As we enter the last month of the calendar year, stock market investors will keep a close watch on what Federal Reserve officials have to say about inflation, interest rates, and the manner in which the economy is shaping up. These factors, after all, have an impact on corporate earnings and stock valuations.
Powell reiterated that the pace of rate hikes will soon slow down – “The time for moderating the pace of rate increases may come as soon as the December meeting.” The next FOMC meeting is on December 13-14 and interestingly the November CPI data comes on December 13.
“Powell’s comments were in line with the November post-policy press conference, Fed minutes and were relatively dovish as compared to few other Federal Reserve members’ views over the past two weeks. We continue to expect a 50 bps rate hike in mid-December 2022 FOMC meet and a terminal Fed Fund target rate in the band of 4.75-5%,” says Deepak Agrawal, Chief Investment Officer, Debt Fund, Kotak Mahindra Asset Management Company.
Powell acknowledges that inflation remains high and one good month (October) may not be the reason to stop raising rates – While October inflation data received so far showed a welcome surprise to the downside, these are a single month’s data, which followed upside surprises over the previous two months. It will take substantially more evidence to give comfort that inflation is actually declining. By any standard, inflation remains much too high.

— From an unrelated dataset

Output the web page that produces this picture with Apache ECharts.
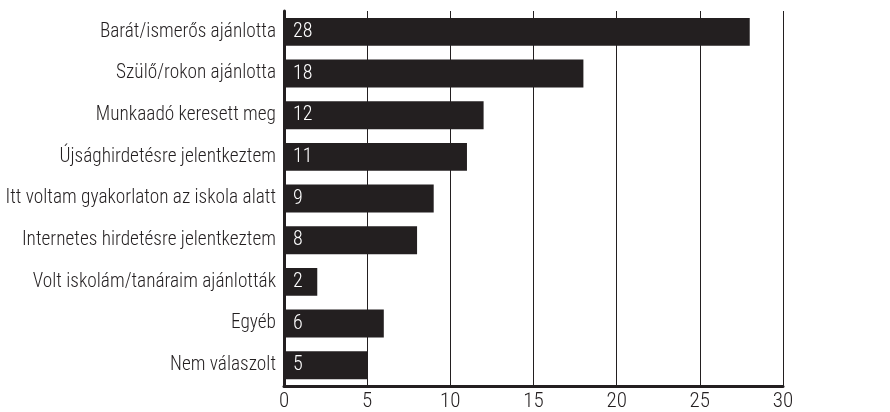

Fed will remain adamant till inflation is brought well under its target of 2 per cent. Powell was clear about any Fed Pivot that the market may look forward to. This is what Powell had to say:
Monetary policy affects the economy and inflation with uncertain lags, and the full effects of our rapid tightening so far are yet to be felt. Thus, it makes sense to moderate the pace of our rate increases as we approach the level of restraint that will be sufficient to bring inflation down.
Given our progress in tightening policy, the timing of that moderation is far less significant than the questions of how much further we will need to raise rates to control inflation, and the length of time it will be necessary to hold policy at a restrictive level.
It is likely that restoring price stability will require holding policy at a restrictive level for some time.
History cautions strongly against prematurely loosening policy. We will stay the course until the job is done.